As I made my way home, there was an interesting interview on Weekend All Things Considered with Esther Schor, poet and professor of English at Princeton University, who wrote a biography about Emma Lazarus, a poet and activist most remembered for the poem The New Colossus inscribed on the base of the Statue of Liberty. She fought many of the same attitudes and imprecations that many of us oppose now, and was especially active fighting for the rights of immigrants and the poor. The poem that leapt out at me was Progress and Poverty:

Progress and Poverty

(After reading Mr. Henry George’s book.)

Oh splendid age when Science lights her lamp

At the brief lightning’s momentarty flame.

Fixing it steadfast as a star, man’s name

Upon the very brow of heaven to stamp,

Launched on a ship whose iron-cuirassed sides

Mock storm and wave. Humanity sails free;

Gayly upon a vast untraveled sea,

O’er pathless wastes, to ports undreamed she rides.

Richer than Cleopatra’s barge of gold,

This vessel, manned by demi-gods, with freight

Of priceless marvels. But where yawns the hold

In that deep, reeking hell, what slaves be they

Who feed the ravenous monster, pant and sweat,

Nor know if overhead reign night and day?

If fairness or peace or justice ACTUALLY mattered to us, why are those words still so applicable to this country today, 125 years after it was published?  

Too many of us don’t want to confront the truth of Lazarus’ words, far too many of us we prefer the pretty lies, waved before our eyes like fluttering doves by pandering politicians and dissembling clergymen. We clap at the empty illusions they represent, happy for the warmth they make us feel inside, reassuring us that our obsessive belief in American exceptionalism is still justified, and that the damage we do to others and ourselves is justified because we are “good”, God’s favorites.

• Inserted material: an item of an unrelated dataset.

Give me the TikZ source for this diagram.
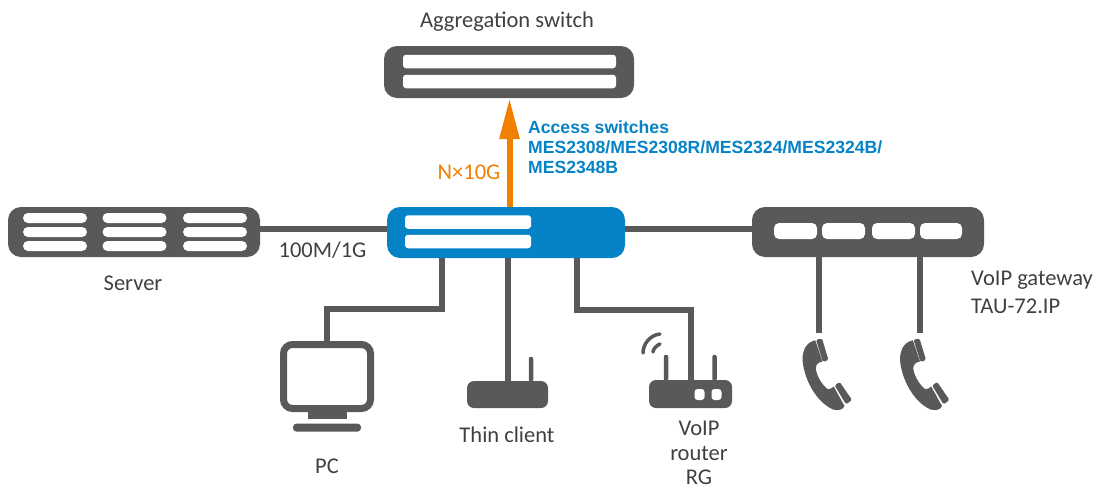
\documentclass[tikz,border=0pt]{standalone}
\usepackage{fontspec}
\setmainfont{Carlito}
\newfontfamily\bluefont{Liberation Sans}
\usetikzlibrary{positioning,arrows.meta}
\definecolor{icongray}{HTML}{595959}
\definecolor{textgray}{HTML}{404040}
\definecolor{accessblue}{HTML}{0583C6}
\definecolor{uplinkorange}{HTML}{F08000}

\begin{document}
\begin{tikzpicture}[x=1pt,y=-1pt,
device/.style={fill=icongray, rounded corners=13pt, inner sep=0pt, minimum width=#1, minimum height=51pt},
slot/.style={fill=white, rounded corners=3pt, inner sep=0pt, minimum width=#1, minimum height=13.5pt},
srvslot/.style={fill=white, rounded corners=5pt, inner sep=0pt, minimum width=#1, minimum height=10pt},
gwslot/.style={fill=white, rounded corners=5pt, inner sep=0pt, minimum width=#1, minimum height=16pt},
solid box/.style={fill=icongray, inner sep=0pt},
link/.style={draw=icongray, line width=6pt},
lbl/.style={text=textgray, font=\fontsize{22.5}{26}\selectfont, inner sep=0pt},
pics/handset/.style={code={
  \fill[icongray] (-3.7,7.3) .. controls (-12,9) and (-16.5,16) .. (-16.5,27) .. controls (-15,46) and (-3,69) .. (14,76.5) .. controls (20,78) and (24,76.5) .. (25.5,73) -- (14.7,53.5) .. controls (12,55.5) and (10,57) .. (8.5,56) .. controls (2,51) and (-3,41) .. (-3.2,35) .. controls (-3,31) and (0,29) .. (3.5,28.5) -- cycle;
  \fill[icongray, rounded corners=1.5pt] (-3,6.7) -- (3,5.5) -- (9.5,27) -- (4,29) -- cycle;
  \fill[icongray, rounded corners=1.5pt] (15.6,52.4) -- (20.7,49) -- (33,67) -- (27,71.4) -- cycle;
}}
]
\useasboundingbox (0,0) rectangle (1100,488);

% switches
\node[device=250pt, minimum height=52pt] (aggr) at (509,72) {};
\node[device=238pt, fill=accessblue] (access) at (506,232.5) {};
\node[device=252pt, minimum height=50pt] (server) at (134,232) {};
\node[device=232pt, minimum height=50pt] (gateway) at (868,232) {};

\node[slot=213pt] (aggrA) at (509.5,61.5) {};
\node[slot=213pt] (aggrB) at (509.5,81.5) {};
\node[slot=126pt] (accessA) at (468,222) {};
\node[slot=126pt] (accessB) at (468,241.5) {};

\foreach \c/\x in {A/55,B/134.5,C/215}
  \foreach \r/\y in {A/218,B/232,C/246}
    \node[srvslot=64pt] (srv\c\r) at (\x,\y) {};

\foreach \n/\x/\w in {A/795.5/43pt,B/843.5/43pt,C/893.5/43pt,D/941/42pt}
  \node[gwslot=\w] (gw\n) at (\x,231) {};

% PC
\node[draw=icongray, line width=7pt, fill=white, rounded corners=9pt, inner sep=0pt, minimum width=87pt, minimum height=64pt] (pc) at (327,376.5) {};
\node[solid box, minimum width=39pt, minimum height=7pt, below=0pt of pc] (pcstand) {};
\node[solid box, rounded corners=3.5pt, minimum width=68pt, minimum height=8pt, below=4pt of pcstand] (pcbase) {};

% thin client
\node[solid box, rounded corners=7pt, minimum width=81pt, minimum height=27pt] (thin) at (507.5,394.5) {};
\node[solid box, rounded corners=2pt, minimum width=4.5pt, minimum height=25pt, anchor=south] (thinant) at (531,382) {};

% router
\node[solid box, rounded corners=7pt, minimum width=83pt, minimum height=28pt] (router) at (690.5,394) {};
\node[solid box, rounded corners=2pt, minimum width=4.5pt, minimum height=26pt, anchor=south] (antA) at (666,381) {};
\node[solid box, rounded corners=2pt, minimum width=4.5pt, minimum height=26pt, anchor=south] (antB) at (714.5,381) {};
\node[fill=white, rounded corners=3pt, inner sep=0pt, minimum width=10pt, minimum height=11pt] (routerA) at (699.5,394.5) {};
\node[fill=white, rounded corners=3pt, inner sep=0pt, minimum width=10pt, minimum height=11pt] (routerB) at (716.5,394.5) {};
\draw[icongray, line width=3.5pt, line cap=round] (643,353) .. controls (643,344) and (650,335) .. (660,334);
\draw[icongray, line width=3.5pt, line cap=round] (653,352) .. controls (653,349) and (657,345) .. (660,344);

% phones
\coordinate (phoneA) at (819,333);
\coordinate (phoneB) at (920,333);
\pic at (phoneA) {handset};
\pic at ([xshift=-3.5pt]phoneB) {handset};

% links
\coordinate (uplink) at (509.5,150);
\coordinate (trunk) at (0,228.5);
\coordinate (pctap) at (442,309);
\coordinate (pcelbow) at (327,309);
\coordinate (rgtap) at (577,310);
\coordinate (rgelbow) at (691,310);
\draw[link] (server.east|-trunk) -- (access.west|-trunk);
\draw[link] (access.east|-trunk) -- (gateway.west|-trunk);
\draw[link] (access.south-|pctap) -- (pctap) -- (pcelbow) -- (pc.north-|pcelbow);
\draw[link] (access.south-|thin) -- (thin.north);
\draw[link] (access.south-|rgtap) -- (rgtap) -- (rgelbow) -- (router.north-|rgelbow);
\draw[link] (gateway.south-|phoneA) -- (phoneA);
\draw[link] (gateway.south-|phoneB) -- (phoneB);
\draw[line width=6pt, uplinkorange, -{Triangle[length=41pt,width=19pt]}] (access.north-|uplink) -- (aggr.south-|uplink);

% labels
\node[lbl] (aggrlabel) at (507,22) {Aggregation switch};
\node[lbl] (serverlabel) at (133,283) {Server};
\node[lbl] (speedlabel) at (322.5,250) {100M/1G};
\node[lbl, text=uplinkorange] (uplinklabel) at (469,172) {N×10G};
\node[lbl] (pclabel) at (327,466) {PC};
\node[lbl] (thinlabel) at (507,435) {Thin client};
\node[lbl, align=center, font=\fontsize{22.5}{24.5}\selectfont] (routerlabel) at (699,453) {VoIP\\router\\RG};
\node[lbl, align=left, anchor=west, font=\fontsize{22.5}{28}\selectfont] (gwlabel) at (971,292) {VoIP gateway\\TAU-72.IP};
\node[anchor=west, align=left, inner sep=0pt, text=accessblue, font=\bluefont\bfseries\fontsize{17.6}{20}\selectfont] (accesslabel) at (528,147) {Access switches\\MES2308/MES2308R/MES2324/MES2324B/\\MES2348B};
\end{tikzpicture}
\end{document}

There will always be mysteries just outside the light, boundaries to what we as flawed and mortal human beings can know. Once, not that long ago, many believed that by finding common ground through conversation, diplomacy, art and the fostering of scientific exploration, that we could make sense of the world. Many believed that upholding shared taxonomies and speaking across the cultural divide with the language of mathematics … these were the ways we could bring more of the universe to light, make it more understandable and less scary. This country built on scientific progress and the technologies it produced has sadly turned its back on those beliefs. PR firms flacking for industries try to undermine the process, screaming JUNK SCIENCE to obfuscate and undermine carefully developed, peer reviewed work. A population given to simplistic explanations and raised in a dying educational system throw their hands up, settling for superstition and lies because they’re easier to understand. Better to retreat to the old campfires than find new lighted paths to broaden our understanding.

As the movie made clear, obsession and blindness will lead only to self-destruction. Other empires, other peoples have stumbled down this road before. Is this really the way we want to go out, blinded by our own delusions and clapping at the arrival of our own destruction?